Even the pre match concern around Relebohile Mofokeng underscored how fine the margins can be in a demanding calendar. Managing health and rhythm is part of the job for a squad with multiple fronts to navigate, and the clarity of Ouaddou’s selections suggested a plan tailored to the opponent and the moment. The trust between staff and players came through in the execution.
Focus shifts to the Carling Knockout
The schedule now turns to the Carling Knockout, where Pirates host Siwelele FC in the last 16 at the Orlando Stadium on Saturday with kickoff at 3 pm. It is an immediate test of squad depth and the rotational principles Ouaddou described, a competition that can build momentum and broaden the platform for players pushing for minutes.
At the same time, Gallants will be away to Orbit College at Olympia Park. That parallel storyline adds a subtle layer for those who remember the Nemtajela connection from Ouaddou’s previous post, and it places Saturday within a broader canvas of the coach’s journey. Cup football demands flexibility, and the Pirates staff have shown a willingness to spread responsibility.
Why this win will linger
It was not just a score that moved Pirates upward, it was the manner of control and the clarity of the response to Galaxy’s stubbornness. The blend of structure, tempo, and belief is the kind that teams hope to bottle, especially when league tables begin to tighten and pressure mounts. The sense of unity that Ouaddou lauded was that rare quality you can see as well as hear.

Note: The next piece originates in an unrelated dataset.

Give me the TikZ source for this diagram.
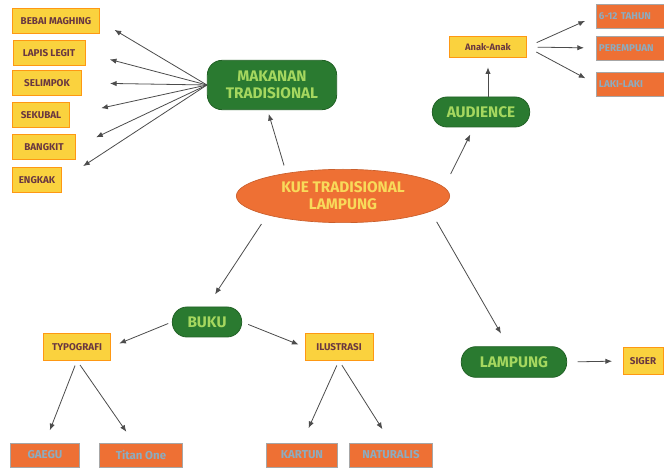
\documentclass[tikz,border=0pt]{standalone}
\usepackage{fontspec}
\setmainfont{Fira Sans}
\usetikzlibrary{arrows.meta, positioning, shapes.geometric}
\definecolor{greencolor} {RGB}{ 42, 122,  48}
\definecolor{limecolor}  {RGB}{165, 215,  95}
\definecolor{orangecolor}{RGB}{238, 112,  52}
\definecolor{yellowcolor}{RGB}{250, 210,  62}
\definecolor{browncolor} {RGB}{105,  55,  65}
\definecolor{bluecolor}  {RGB}{140, 172, 192}
\definecolor{kuecolor}   {RGB}{248, 218,  90}
\tikzset{
	greenblock/.style={
		rectangle, rounded corners=11pt,
		fill=greencolor, draw=greencolor!80!black, line width=0.6pt,
		text=limecolor, align=center, inner sep=1pt,
		font=\fontsize{11.5}{13}\selectfont\bfseries
	},
	yellowblock/.style={
		rectangle, fill=yellowcolor, draw=orange!70!yellowcolor, line width=0.4pt,
		text=browncolor, inner sep=1pt, minimum height=19pt,
		font=\fontsize{7.4}{8}\selectfont\bfseries
	},
	orangeblock/.style={
		rectangle, fill=orangecolor, draw=gray!70, line width=0.4pt,
		text=bluecolor, inner sep=1pt, minimum height=18pt,
		font=\fontsize{8.6}{9}\selectfont\bfseries
	},
	sideblock/.style={
		orangeblock, anchor=west, text width=64pt, align=left,
		inner xsep=2pt, font=\fontsize{7.4}{8}\selectfont\bfseries
	},
	mainellipse/.style={
		ellipse, fill=orangecolor, draw=orangecolor!85!black, line width=0.5pt,
		text=kuecolor, align=center, inner sep=0pt,
		minimum width=160pt, minimum height=40pt,
		font=\fontsize{11.5}{13}\selectfont\bfseries
	},
	arrow/.style={
		-{Latex[length=5pt, width=4pt]}, line width=0.6pt, color=black!70
	}
}
\begin{document}
\begin{tikzpicture}[x=0.75pt, y=-0.75pt]
	\useasboundingbox[fill=white] (0,0) rectangle (664,470);
	
	%% ═══════════════════════════════
	%%  CENTRE
	%% ═══════════════════════════════
	\node[mainellipse] (kue) at (343,196) {KUE TRADISIONAL\\LAMPUNG};
	
	%% ═══════════════════════════════
	%%  TOP LEFT — Makanan Tradisional
	%% ═══════════════════════════════
	\node[greenblock, minimum width=97pt, minimum height=37pt] (mkn) at (272,85) {MAKANAN\\TRADISIONAL};
	
	\node[yellowblock, minimum width=65pt] (bebai)    at (56,21)  {BEBAI MAGHING};
	\node[yellowblock, minimum width=54pt] (lapis)    at (49,53)  {LAPIS LEGIT};
	\node[yellowblock, minimum width=52pt] (selimpok) at (47,83)  {SELIMPOK};
	\node[yellowblock, minimum width=43pt] (sekubal)  at (41,115) {SEKUBAL};
	\node[yellowblock, minimum width=47pt] (bangkit)  at (44,147) {BANGKIT};
	\node[yellowblock, minimum width=37pt] (engkak)   at (37,180) {ENGKAK};
	
	%% ═══════════════════════════════
	%%  TOP RIGHT — Audience
	%% ═══════════════════════════════
	\node[greenblock, minimum width=73pt, minimum height=22.5pt] (aud) at (481,112) {AUDIENCE};
	\node[yellowblock, minimum width=58pt, minimum height=16pt,
	font=\fontsize{7}{8}\selectfont\bfseries] (anak) at (488,47) {Anak-Anak};
	
	\node[sideblock] (usia)  at (596,16) {6-12 TAHUN};
	\node[sideblock] (cewek) at (596,48) {PEREMPUAN};
	\node[sideblock] (cowok) at (596,84) {LAKI-LAKI};
	
	%% ═══════════════════════════════
	%%  BOTTOM LEFT — Buku
	%% ═══════════════════════════════
	\node[greenblock, minimum width=52pt, minimum height=22.5pt] (buku) at (207,322) {BUKU};
	
	\node[yellowblock, minimum width=50pt, minimum height=20pt] (typo) at (77,347)  {TYPOGRAFI};
	\node[yellowblock, minimum width=51pt, minimum height=20pt] (ilus) at (339,347) {ILUSTRASI};
	
	\node[orangeblock, minimum width=52pt] (gaegu) at (45,455)  {GAEGU};
	\node[orangeblock, minimum width=62pt] (titan) at (141,455) {Titan One};
	\node[orangeblock, minimum width=53pt] (kartun) at (302,455) {KARTUN};
	\node[orangeblock, minimum width=62pt] (natur)  at (391,455) {NATURALIS};
	
	%% ═══════════════════════════════
	%%  BOTTOM RIGHT — Lampung
	%% ═══════════════════════════════
	\node[greenblock, minimum width=79pt, minimum height=23pt] (lpg) at (514,362) {LAMPUNG};
	\node[yellowblock, minimum width=30pt, minimum height=20pt] (siger) at (643,361) {SIGER};
	
	% centre -> branches
	\draw[arrow, shorten <=6pt, shorten >=3pt] (kue.158) -- (mkn.260);
	\draw[arrow, shorten <=11pt, shorten >=6pt] (kue.5) -- (aud.245);
	\draw[arrow, shorten <=8pt, shorten >=11pt] (kue.south west) -- (buku.north);
	\draw[arrow, shorten <=9pt, shorten >=11pt] (kue.-10) -- (lpg.110);
	
	% makanan tradisional -> kue
	\draw[arrow, shorten >=13pt] (mkn.west) -- (bebai.east);
	\draw[arrow, shorten >=19pt] (mkn.west) -- (lapis.east);
	\draw[arrow, shorten >=21pt] (mkn.west) -- (selimpok.east);
	\draw[arrow, shorten >=24pt] (mkn.west) -- (sekubal.east);
	\draw[arrow, shorten >=17pt] (mkn.west) -- (bangkit.east);
	\draw[arrow, shorten >=19pt] (mkn.west) -- (engkak.east);
	
	% audience
	\draw[arrow, shorten >=7pt] (aud.north -| anak.south) -- (anak.south);
	\draw[arrow, shorten <=8pt, shorten >=9pt] (anak.east) -- (usia.west);
	\draw[arrow, shorten <=8pt, shorten >=9pt] (anak.east) -- (cewek.west);
	\draw[arrow, shorten <=8pt, shorten >=9pt] (anak.east) -- (cowok.west);
	
	% buku
	\draw[arrow, shorten <=3pt, shorten >=7pt] (buku.west) -- (typo.east);
	\draw[arrow, shorten <=5pt, shorten >=5pt] (buku.east) -- (ilus.west);
	\draw[arrow, shorten <=4pt, shorten >=10pt] (typo.south) -- (gaegu.north);
	\draw[arrow, shorten <=4pt, shorten >=10pt] (typo.south) -- (titan.120);
	\draw[arrow, shorten <=4pt, shorten >=12pt] (ilus.south) -- (kartun.north);
	\draw[arrow, shorten <=4pt, shorten >=12pt] (ilus.south) -- (natur.north);
	
	% lampung
	\draw[arrow, shorten <=8pt, shorten >=8pt] (lpg.east) -- (siger.west);
	
\end{tikzpicture}
\end{document}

On a night when the details mattered, Pirates married the big and the small, the flash of a striker’s milestone and the unseen graft of collective pressing, the match craft to draw a penalty and the resilience to protect a fragile lead. These are the habits of a side learning to win in different ways. The arc of this performance suggests a team that knows how to earn the big moments, and one determined to keep its spirit intact as the fixtures come fast.